Tehran’s response, so far

Tehran’s negotiators remained in Doha after the Larak action, consistent with the parallel-tracks pattern we mapped earlier Tuesday in Tehran’s two tracks: Qatar talks proceed as unity call follows Bandar Abbas. President Masoud Pezeshkian, in remarks carried by the Tehran Times, said Iran “will not yield to pressure or excessive demands” — a domestic-audience formulation that signals durability without ruling out the deal in Doha.

The Iranian government has not, as of this writing, issued a rupture statement on the talks. It has lodged the Fars casualty figure, condemned the strikes, and kept the delegation in place. That combination is exactly the posture Tehran adopted after Bandar Abbas. It is now the operating mode.

Markets

Oil moved on the strikes. Brent jumped in early Asian trade after the news of the Iranian missile site strikes hit the tape, reversing some of Monday’s deal-rumor-driven decline below $100. Gold sold off as inflation worries returned to the front of trader minds — a higher oil print feeds directly into headline CPI, which keeps real yields elevated and works against the metal.

The whipsaw is now a recognized pattern. We tracked the prior leg in oil below $100 on the Iran-deal whipsaw and the Rubio rush, and the structural floor underneath the move in our coverage of tanker traffic transiting Hormuz before any formal deal. Tuesday’s tape is the same equation in the other direction: a kinetic event tied to the strait pulls the risk premium back into the front-month contract.

The political risk of striking while talking

The defense-beat question is whether Centcom can keep its strikes narrow enough that Doha holds.
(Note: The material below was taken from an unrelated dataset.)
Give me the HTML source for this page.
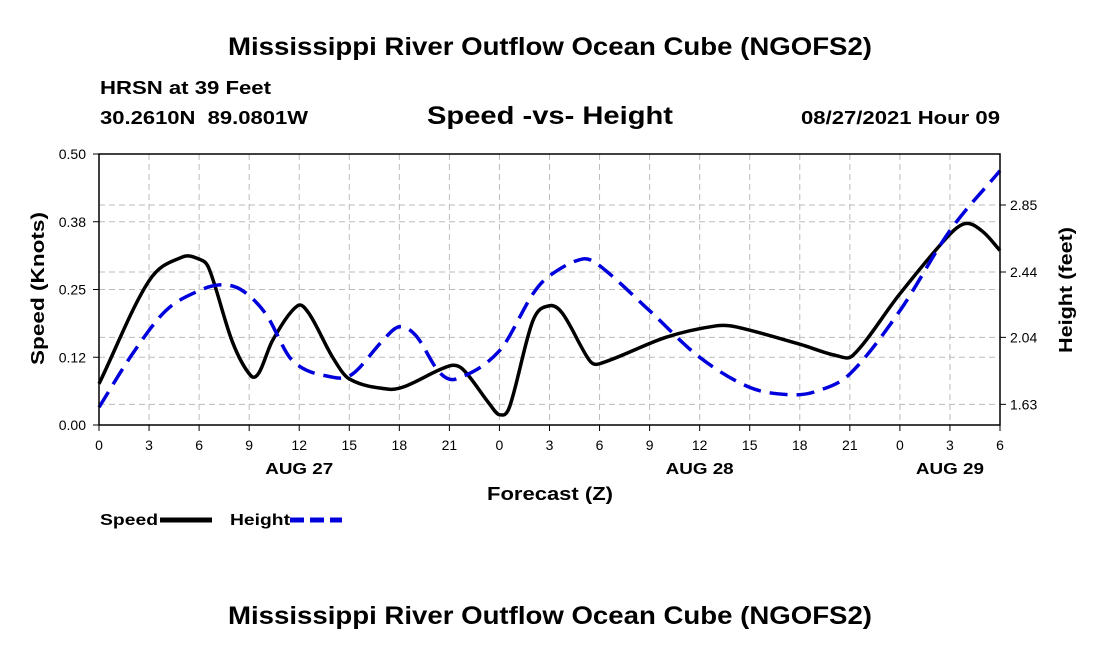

The Larak action passes that test by the narrowest available margin. The targets were tactical — boats and missile sites tied to an immediate threat to free navigation — rather than strategic, and the rationale tracks the same self-defense language Hawkins used at Bandar Abbas. Tehran, for the second day running, took the cover and stayed at the table.

The margin is narrowing, however. A second front exists. A US-flagged hull breached by an Iranian mine, an Iranian KIA figure that climbs into double digits, an Israeli air operation that gets folded into a Centcom news cycle — any of those would change the political math inside Iran and force a response from Doha that is not a continued silence. Rubio’s “one way or the other” line is a deterrent against the first scenario. It does nothing about the second and third.

For the next 72 hours, the test is whether the strikes stay tactical and the talks stay procedural. That is the narrow corridor both capitals are flying down.